E-Learning als Auslöser für Google | Copy | Paste (?)

Stefan Weber, (2006) fragt auf S. 156 seines Buches kritisch:

«Was hat E-Learning den Schulen und Universitäten in Bezug auf die Qualität von Lehre und Forschung und vor allem in Bezug auf Wissensniveau, Kompetenzen und Qualifikationen der Absolventen gebracht? Anders herum gefragt: Was war so schlecht am »isolierten Lernen«, warum geht der Zug gleichsam automatisch in Richtung »kooperatives« und Neue-Medien-basiertes Lernen?»

Er geht sogar so weit, zu behaupten, mittels E-Learning werden Studierende

«unreflektiert an die Google-Copy-Paste Praxis herangeführt» (Weber, S. 155).

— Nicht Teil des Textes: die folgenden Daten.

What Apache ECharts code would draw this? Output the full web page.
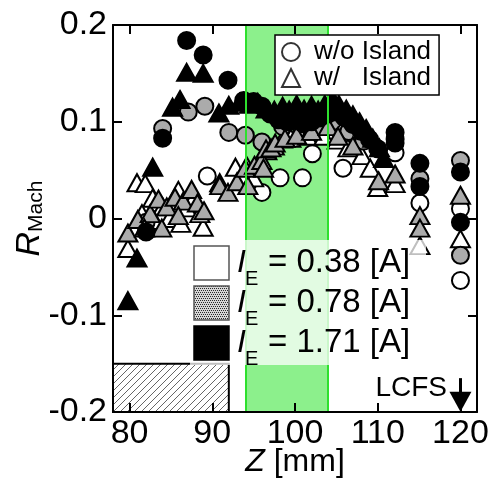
<!DOCTYPE html>
<html>
<head>
<meta charset="utf-8">
<script src="https://cdn.jsdelivr.net/npm/echarts@6/dist/echarts.min.js"></script>
<style>
  html, body { margin: 0; padding: 0; background: #fff; }
  #chart { width: 500px; height: 480px; }
</style>
</head>
<body>
<div id="chart"></div>
<script>
const FONT = "Liberation Sans";

const xTicks = [80, 90, 100, 110, 120];
const yTicks = [-0.2, -0.1, 0, 0.1, 0.2];
const currents = ["0.38", "0.78", "1.71"];
const shapeNames = ["w/o Island", "w/   Island"];
const bandRange = [94, 104];
const hatchBox = [[78, -0.2], [92, -0.15]];
const lcfsZ = 120;

// I_E = 0.38 A
const whiteCircles = [
  [89.4, 0.044], [96.0, 0.027], [98.2, 0.042], [100.9, 0.042], [102.1, 0.067],
  [105.8, 0.052], [112.1, 0.068], [115.1, 0.016], [120, 0.010], [120, -0.064],
];
const whiteTriangles = [
  [80.9, 0.037], [81.9, 0.036], [82.8, 0.021], [84.0, 0.012], [85.9, 0.029],
  [86.9, 0.011], [88.9, -0.009], [79.8, -0.031], [83.0, -0.002], [84.8, 0.0],
  [87.7, 0.020], [88.5, 0.005], [90.9, 0.037], [92.8, 0.053], [81.5, 0.005],
  [86.2, -0.005], [94.2, 0.054], [95.0, 0.042], [95.8, 0.060],
  [96.6, 0.070], [97.5, 0.075], [98.5, 0.082], [99.5, 0.083], [100.5, 0.088],
  [101.5, 0.085], [102.5, 0.090], [103.5, 0.085], [105.1, 0.081], [106.4, 0.073],
  [108.1, 0.065], [109.1, 0.052], [110.0, 0.032], [112.1, 0.036], [115.1, -0.028],
  [120, -0.021],
];
// I_E = 0.78 A
const greyCircles = [
  [84.0, 0.093], [82.0, -0.004], [87.1, 0.110], [89.1, 0.116], [92.0, 0.089],
  [94.0, 0.086], [96.0, 0.079], [98.5, 0.095], [100.5, 0.098], [102.5, 0.094],
  [104.5, 0.100], [106.5, 0.090], [108.3, 0.080], [112.1, 0.082], [115.1, 0.041],
  [120, 0.060], [120, -0.038],
];
const greyTriangles = [
  [79.8, -0.015], [81.0, -0.001], [82.5, 0.005], [83.5, 0.020], [84.5, 0.012],
  [85.5, 0.022], [86.5, 0.018], [87.5, 0.030], [88.2, 0.016], [89.0, 0.008],
  [83.9, -0.010], [85.9, 0.003], [81.8, -0.010], [90.9, 0.034], [91.9, 0.027],
  [93.0, 0.038], [94.0, 0.052], [94.3, 0.034], [95.1, 0.055], [96.0, 0.060],
  [96.2, 0.052], [96.5, 0.072], [97.1, 0.073], [97.6, 0.078], [98.8, 0.083],
  [100.2, 0.086], [102.0, 0.090], [104.0, 0.095], [105.2, 0.085], [107.0, 0.075],
  [110.1, 0.039], [112.1, 0.046], [115.1, 0.003], [115.1, -0.010], [120, 0.024],
];
// I_E = 1.71 A
const blackCircles = [
  [86.9, 0.184], [88.9, 0.169], [91.9, 0.143], [93.8, 0.122], [95.0, 0.121],
  [96.0, 0.116], [97.0, 0.108], [98.0, 0.102], [99.0, 0.100], [100.0, 0.102],
  [101.0, 0.098], [102.0, 0.100], [103.0, 0.104], [104.0, 0.108], [105.0, 0.110],
  [106.0, 0.104], [107.0, 0.097], [108.0, 0.090], [109.0, 0.082], [110.0, 0.072],
  [112.1, 0.089], [112.1, 0.078], [115.1, 0.057], [115.1, 0.033], [120, 0.048],
  [120, -0.004], [84.0, 0.083], [82.0, -0.014],
];
const blackTriangles = [
  [79.8, -0.085], [80.9, -0.041], [82.8, 0.053], [85.2, 0.115], [86.1, 0.123],
  [86.9, 0.151], [88.9, 0.150], [90.8, 0.109], [92.0, 0.117], [93.3, 0.120],
  [94.5, 0.118], [95.5, 0.120], [96.5, 0.113], [97.5, 0.112], [98.5, 0.116],
  [99.3, 0.112], [100.2, 0.118], [101.1, 0.113], [102.0, 0.117], [102.8, 0.112],
  [103.6, 0.118], [104.5, 0.124], [105.3, 0.118], [106.2, 0.113], [107.0, 0.107],
  [107.8, 0.100], [108.6, 0.093], [109.4, 0.083], [110.2, 0.073], [110.7, 0.062],
];

function stipple() {
  const c = document.createElement("canvas");
  c.width = 4; c.height = 4;
  const g = c.getContext("2d");
  g.fillStyle = "#d6d6d6"; g.fillRect(0, 0, 4, 4);
  g.fillStyle = "#2a2a2a";
  [[0, 0], [2, 0], [1, 2], [3, 2]].forEach(([x, y]) => g.fillRect(x, y, 1, 1));
  return { image: c, repeat: "repeat" };
}
function hatch() {
  const c = document.createElement("canvas");
  c.width = 7; c.height = 7;
  const g = c.getContext("2d");
  g.fillStyle = "#fff"; g.fillRect(0, 0, 7, 7);
  g.strokeStyle = "#666"; g.lineWidth = 1;
  g.beginPath();
  g.moveTo(0, 7); g.lineTo(7, 0);
  g.moveTo(-1, 1); g.lineTo(1, -1);
  g.moveTo(6, 8); g.lineTo(8, 6);
  g.stroke();
  return { image: c, repeat: "repeat" };
}
// symbols are scaled paths, so they get a flat grey; the legend square keeps the stipple
const fills = ["#fff", "#ababab", "#000"];
const legendFills = ["#fff", stipple(), "#000"];

function pts(data, symbol, fill, z) {
  return {
    type: "scatter", data, symbol, z,
    symbolSize: symbol === "triangle" ? [19, 17] : 17,
    itemStyle: { color: fill, borderColor: "#000", borderWidth: 2, opacity: 1 },
    emphasis: { disabled: true },
  };
}

const chart = echarts.init(document.getElementById("chart"), null, { renderer: "canvas" });

const axisBase = {
  type: "value", z: 10,
  axisLine: { onZero: false, lineStyle: { color: "#000", width: 2 } },
  splitLine: { show: false },
};
const tickStyle = (vals) => ({ inside: true, length: 9, customValues: vals, lineStyle: { color: "#000", width: 2 } });

chart.setOption({
  animation: false,
  grid: { left: 113, right: 23, top: 25, bottom: 68, containLabel: false, outerBoundsMode: "none" },
  xAxis: [
    {
      ...axisBase, min: 78, max: 122, position: "bottom",
      axisTick: tickStyle(xTicks),
      axisLabel: { customValues: xTicks, color: "#000", fontSize: 34, fontFamily: FONT, margin: 5 },
      name: "{i|Z}{n| [mm]}", nameLocation: "middle", nameGap: 34, nameMoveOverlap: false,
      nameTextStyle: {
        rich: {
          i: { fontSize: 32, fontStyle: "italic", fontFamily: FONT, color: "#000" },
          n: { fontSize: 32, fontFamily: FONT, color: "#000" },
        },
      },
    },
    {
      ...axisBase, min: 78, max: 122, position: "top",
      axisTick: tickStyle(xTicks), axisLabel: { show: false },
    },
  ],
  yAxis: [
    {
      ...axisBase, min: -0.2, max: 0.2, interval: 0.1, position: "left",
      axisTick: tickStyle(yTicks),
      axisLabel: { customValues: yTicks, color: "#000", fontSize: 34, fontFamily: FONT, margin: 6 },
      name: "{r|R}{s|Mach}", nameLocation: "middle", nameRotate: 90, nameGap: 66, nameMoveOverlap: false,
      nameTextStyle: {
        rich: {
          r: { fontSize: 34, fontStyle: "italic", fontFamily: FONT, color: "#000", verticalAlign: "bottom", lineHeight: 34 },
          s: { fontSize: 21, fontFamily: FONT, color: "#000", verticalAlign: "bottom", lineHeight: 16 },
        },
      },
    },
    {
      ...axisBase, min: -0.2, max: 0.2, interval: 0.1, position: "right",
      axisTick: tickStyle(yTicks), axisLabel: { show: false },
    },
  ],
  legend: {
    data: shapeNames, orient: "vertical", left: 275, top: 35,
    padding: [4, 8, 4, 6], itemGap: 0, itemWidth: 18, itemHeight: 18,
    borderColor: "#000", borderWidth: 1.5, backgroundColor: "#fff",
    selectedMode: false, z: 50,
    textStyle: { fontSize: 26, fontFamily: FONT, color: "#000", lineHeight: 25, padding: [0, 0, 0, 9] },
  },
  series: [
    {
      type: "scatter", data: [], z: 1, silent: true,
      markArea: {
        silent: true,
        data: [
          [{ xAxis: bandRange[0], itemStyle: { color: "#8cf08c" } }, { xAxis: bandRange[1] }],
          [{ coord: hatchBox[0], itemStyle: { color: hatch(), borderColor: "#000", borderWidth: 2 } }, { coord: hatchBox[1] }],
        ],
      },
      markLine: {
        silent: true, symbol: "none", label: { show: false },
        lineStyle: { color: "#2ee02e", width: 2, type: "solid" },
        data: [{ xAxis: bandRange[0] }, { xAxis: bandRange[1] }],
      },
    },
    { name: shapeNames[0], type: "scatter", data: [], symbol: "circle",
      itemStyle: { color: "#fff", borderColor: "#000", borderWidth: 2 } },
    { name: shapeNames[1], type: "scatter", data: [], symbol: "triangle",
      itemStyle: { color: "#fff", borderColor: "#000", borderWidth: 2 } },
    pts(whiteCircles, "circle", fills[0], 2),
    pts(whiteTriangles, "triangle", fills[0], 2),
    pts(greyCircles, "circle", fills[1], 3),
    pts(greyTriangles, "triangle", fills[1], 3),
    pts(blackCircles, "circle", fills[2], 4),
    {
      ...pts(blackTriangles, "triangle", fills[2], 4),
      markLine: {
        silent: true, symbol: ["none", "triangle"], symbolSize: [22, 20],
        label: { show: false },
        lineStyle: { color: "#000", width: 3, type: "solid" },
        itemStyle: { color: "#000" },
        data: [[{ coord: [lcfsZ, -0.165] }, { coord: [lcfsZ, -0.1895] }]],
      },
    },
  ],
  graphic: [
    { type: "rect", z: 100, shape: { x: 190, y: 240, width: 236, height: 125 },
      style: { fill: "rgba(255,255,255,0.75)" } },
    ...currents.flatMap((c, i) => {
      const y0 = 246 + i * 40;
      return [
        { type: "rect", z: 101, shape: { x: 194, y: y0, width: 35, height: 34 },
          style: { fill: legendFills[i], stroke: i === 2 ? "#000" : "#555", lineWidth: 1.5 } },
        { type: "text", z: 101, x: 237, y: y0 + 17,
          style: { text: "I", fontSize: 32, fontStyle: "italic", fontFamily: FONT, fill: "#000", align: "left", verticalAlign: "middle" } },
        { type: "text", z: 101, x: 245, y: y0 + 33,
          style: { text: "E", fontSize: 20, fontFamily: FONT, fill: "#000", align: "left", verticalAlign: "middle" } },
        { type: "text", z: 101, x: 268, y: y0 + 17,
          style: { text: "= " + c + " [A]", fontSize: 33, fontFamily: FONT, fill: "#000", align: "left", verticalAlign: "middle" } },
      ];
    }),
    { type: "text", z: 101, x: 447, y: 388,
      style: { text: "LCFS", fontSize: 28, fontFamily: FONT, fill: "#000", align: "right", verticalAlign: "middle" } },
  ],
});
</script>
</body>
</html>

Stimmt das wirklich? Kann man diese These so im Raum stehen lassen? Ich denke, dass es nicht unbedingt E-Learning, sondern vor allem das Internet selbst ist, das Studierende an eine solche Arbeitspraxis heranführt. Ich würde sogar noch einen Schritt weitergehen, indem ich mich dem Argument von Peter Baumgartner anschliessen möchte, der hier sagt, dass das Problem des Plagiates auch in grossem Teil von den Lehrenden abhängig ist, nämlich davon, welche Art von Aufgaben sie stellen. Wenn ein Arbeitsauftrag zum Plagiieren einlädt, weil der Professor in jedem Semester die gleichen Seminararbeiten gibt oder die Anforderungen so tief sind, dass ein Plagiat genügt, dann ist es einfacher mit copy & paste, als wenn die Seminararbeit ein wirkliches Nachdenken fördert, wenn neue Aspekte herausgefunden werden müssen.

Meine Lieblingsaufgabe (von der ich leider nicht mehr weiss, von wem diese stammte, aber sie blieb haften) diesbezüglich ist immer noch «Suchen Sie etwas, das nicht mit Google gefunden werden kann.» Ich würde vorhersagen, dass 90% der Studierenden meint, dass dies völlig unmöglich ist. Doch zurück zur Frage von Stefan Weber:

Was war so schlecht am »isolierten Lernen«, warum geht der Zug gleichsam automatisch in Richtung »kooperatives« und Neue-Medien-basiertes Lernen?»

Ich glaube nicht, dass das frühere Lernen so schlecht war. Aber dennoch halte ich den Einsatz von E-Learning (wenn er didaktisch/pädagogisch sinnvoll ist, und nicht immer ist er das) für ein Element, das beim Lernen zukünftiger Generationen als ein Element neben anderen Lernformen stehen muss. Kooperatives Lernen begann ja nicht mit E-Learning, sondern das gab es schon viel früher. Weiterhin sind die sozialen, medialen und kommunikativen Kompetenzen, die im Idealfall mittels E-Learning erworben werden sollten, auf keinen Fall zu vernachlässigen. Wenn man davon ausgeht, dass E-Leanring Plagiate nach sich zieht, muss es meiner Meinung nach nicht am E-Learning liegen. Es ist einfach das Medium, das am nächsten beim copy-paste angesiedelt werden kann als das Buch.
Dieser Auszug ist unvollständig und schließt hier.